Venues where women and girls are available for a price total at least 390,000, according to civic groups, and they are quite literally everywhere in South Korea. Every neighborhood has at least a few singing rooms, room salons, business clubs, tea rooms or barber shops where sexual services can be bought. Given the openness of the prostitution and the leaflets and flyers advertising the multitudes of locations where women can be procured, one could be forgiven for not realizing it's all illegal.
Legal prostitution was abolished in 1948. The anti-prostitution law - a bill that also gave a virtual green light to red-light districts - was enacted in 1961. And in 1999, legislation provided for publication of the names of those who procure sex from minors, though it is rarely enforced. The nation's Commission on Youth Protection asserts that more than half the girls arrested for prostitution are under 16.
South Korea is not known for openly confronting societal problems, traditionally preferring to shunt nationally embarrassing issues to the side, in the belief that if something isn't acknowledged it will cease to exist. But the sex industry is not disappearing.
Indeed, it is one of South Korea's few truly recession-proof industries enjoying steady growth, largely immune to economic cycles. However, Korean society is changing and women, long exploited and often abused by the still rigidly patriarchal society, are beginning to demand that their legally enshrined personal and human rights be respected.
With the help of the Korean Bar Association, some prostitutes have begun taking ruthless brothel owners to court for violating their human rights. And as these women come forward and give testimony about being physically confined and forced into the sex trade, often to repay loans proffered by the same gangsters who own the sex clubs, the ugly realities of South Korea's sex industry are beginning to come to light. Women receiving loans from gangsters must pay ridiculously high rates of interest, making it impossible for the girls and women ever to pay them back.
Groups of sex workers from South Cholla province in the country's southwest told of being forced to perform sex for fear of suffering violence. They said they were held captive and their every move was monitored, making escape impossible.

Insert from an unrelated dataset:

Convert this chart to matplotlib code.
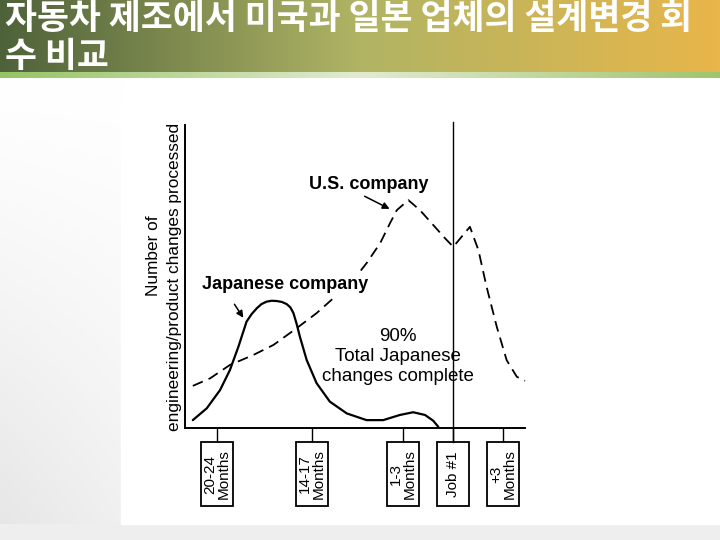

And what of the police who are sworn to uphold the law and protect the weak? According to recent reports and testimony from sex workers themselves, many police officers have long been taking payoffs from brothel owners, with some even demanding sex with prostitutes in return for turning a blind eye to the brothel's activities. In one recent incident, again in Cholla province, two police officers are being questioned, and another two sought, for allegedly having group sex with at least four junior-high-school girls working at area sex clubs.